The independent agency tasked with policing Chicago cops hasn’t released findings on several unjustified police shootings, and its leaders are more concerned with protecting officers than investigating citizen complaints, a fired employee said.
Lorenzo Davis, an Independent Police Review Authority supervisor who was fired this month, said Chief Administrator Scott Ando asked him to change his findings in three police shootings in which he had determined officers committed wrongdoing.
The authority was formed in 2007 amid mounting frustration with the city’s handling of police misconduct cases. The agency, independent from the police department and staffed by civilians, handles all allegations of misconduct against officers.
Davis said the authority is failing its mission to maintain “the highest level of integrity while conducting objective, thorough investigations, striving to reach a sound and just conclusion.”
“The Independent Police Review Authority is being used to deflect protest and criticism from the police department,” Davis told The Huffington Post. “What they’re concerned about is the careers of the police officers.”
Ando and the authority denied Davis’ claims. Shortly before he was fired, a performance evaluation said Davis “resists making requested changes as directed by management in order to reflect the correct finding with respect to [officer-involved shootings],” the Chicago radio station reported.
Davis said that during his seven years at the agency, he and his team submitted findings on 13 police shootings, and found six of those unjustified.

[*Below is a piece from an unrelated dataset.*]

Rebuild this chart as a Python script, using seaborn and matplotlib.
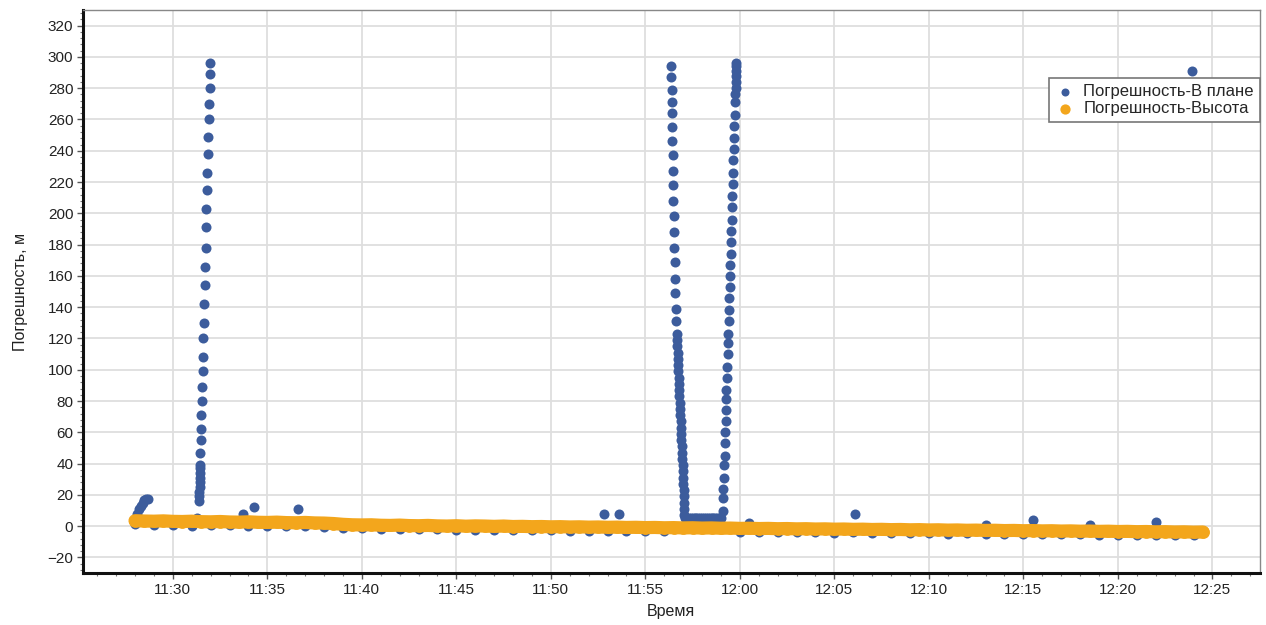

According to Davis, three of those cases have not been completed by Ando and one has been assigned to a new supervisor and investigator. In the remaining two cases, Davis said Ando disagreed with the findings. Davis alleged he was told to change findings to exonerate officers in at least three investigations, which he said he resisted. He said he could not discuss specifics of each case, as they are considered confidential.
Davis started at IPRA in 2008. He supervised a team of five investigators when he was fired. Previously, he was a Chicago police officer for two decades. Davis said he has no bias against cops, as his recent performance review alleged. He said part of IPRA’s problem is that it’s run by people who worked in law enforcement for most of their careers, instead of civilians without strong ties to police.
“The problem is the people at the top. The problem is the administration,” Davis said. “Why are they justifying all these hundreds of police shootings and finding none of them to be not justified? Either that’s what they’ve been told to do, or that’s their mentality.” In a statement emailed to The Huffington Post, Ando said supervisors had determined that some of Davis’ investigations were incomplete. As a matter of policy, they requested he review the cases and “include all available evidence” in his findings. Ando said that Davis didn’t include all available evidence in a number of cases, some of which “were built on assumptions.”
“In some cases Mr. Davis rejected the recommendations of his subordinates and told them to change their recommendations,” he added. Davis insisted he had completed the investigative work in the cases Ando said were “incomplete.” Officer-involved shootings can take a long time to investigate — sometimes more than three years — because of their complexities. But Davis said some cases were intentionally delayed. “Many [police shooting investigations] are held up by the administration,” he said. “Particularly [with] cases that should be ‘not justified’ or sustained, they just don’t want to deal with them, so they hold onto them for months trying to decide what to do.” IPRA’s spokesman didn’t immediately respond to questions about its handling of Davis’ investigations. Granich said IPRA sustained a complaint against an officer his clients accused of misconduct, which may help in their defense. But his opinion of the authority remains overwhelmingly negative.
“It’s like a clock that’s broken. Two times a day it’ll be right,” Granich said. “IPRA is part of the systemic culture in Chicago of not investigating the police and making sure that the police are not held accountable.”